The Supreme Court of Ohio, in a 5-2 decision authored by Chief Justice Kennedy, reversed the Second District and reinstated the trial court’s grant of summary judgment to Sun. The court held that to “harbor” a dog under R.C. 955.28(B) means to shelter, protect, or exercise control over the dog itself — not merely to permit the dog’s presence on one’s property. Because Sun did nothing more than allow residents to keep dogs in their dwellings and permit leashed dogs in common areas, while requiring owners to maintain control at all times, Sun was not a harborer of Lake’s dog as a matter of law.

The majority rejected the longstanding definition applied by Ohio’s intermediate appellate courts — that a harborer is anyone who has “possession and control of the premises where the dog lives and silently acquiesces to the dog’s presence.” The court found that definition conflates mere acquiescence with active harboring, and that the plain meaning of “harbor” requires some affirmative act of sheltering, protecting, or controlling the animal. There was no evidence that Sun provided shelter or food for the dog or exercised any control over it; the dog lived with and remained under the control of its owner, Lake.

Justices Fischer and Brunner dissented, arguing the majority overturned decades of consistent appellate precedent applied across eleven of Ohio’s twelve appellate districts, and contending that any change of such magnitude should come from the General Assembly rather than the court.

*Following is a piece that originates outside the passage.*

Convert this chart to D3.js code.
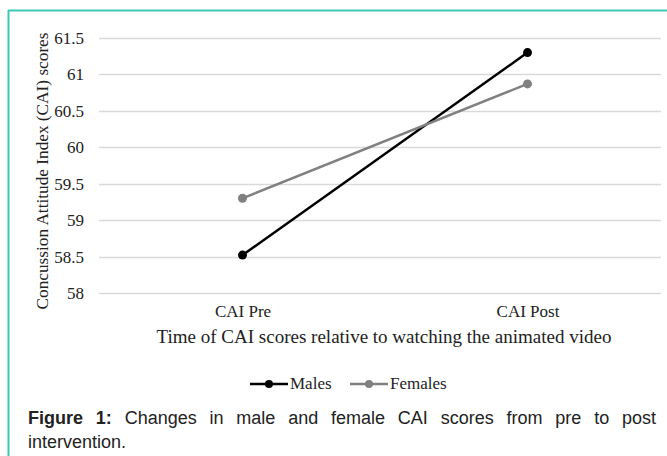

The dissenters also noted the legislature’s 1987 decision to re-add “harborer” to the statute — shortly after a court held landlords could not be liable as mere “keepers” — suggested a legislative intent to encompass landlord liability in common areas.

Key Takeaways

  • Under R.C. 955.28(B), “harboring” a dog requires actively sheltering, protecting, or exercising control over the animal — passive permission or acquiescence to a dog’s presence on one’s property is insufficient to establish harborer status.
  • A manufactured-home community owner that allows residents to keep dogs and permits leashed dogs in common areas is not a harborer of a resident’s dog, absent evidence the owner controlled, sheltered, or provided for the dog.
  • The decision abrogates the decades-old “possession and control of premises plus acquiescence” definition of “harborer” that had been consistently applied by eleven of Ohio’s twelve appellate districts and incorporated into the Ohio Jury Instructions.
  • Landlords and property managers in Ohio now face a higher bar for harborer liability: proximity and permissive rules about pets are not enough — plaintiffs must show the property owner actually controlled or cared for the specific dog at issue.

Why It Matters

This decision significantly narrows the scope of strict liability under Ohio’s dog-bite statute for landlords, property managers, and community owners. For decades, Ohio courts had held that a landlord who controlled common areas and permitted a tenant’s dog to use those areas could be liable as a harborer when a bite occurred there. The Supreme Court’s reinterpretation eliminates that theory, insulating property owners from strict liability unless they personally shelter, protect, or control the dog — a standard that will be difficult to satisfy in the typical landlord-tenant context.

Practitioners should note that this ruling does not disturb potential negligence theories against property owners, but it forecloses the strict-liability pathway that made these cases relatively straightforward for plaintiffs. Injured parties whose claims relied on the harborer theory against landlords or community owners will now need to demonstrate actual custody or control over the offending dog, a materially higher burden. The dissent’s warning that this represents a dramatic policy shift better suited for legislative action may invite future statutory attention from the Ohio General Assembly.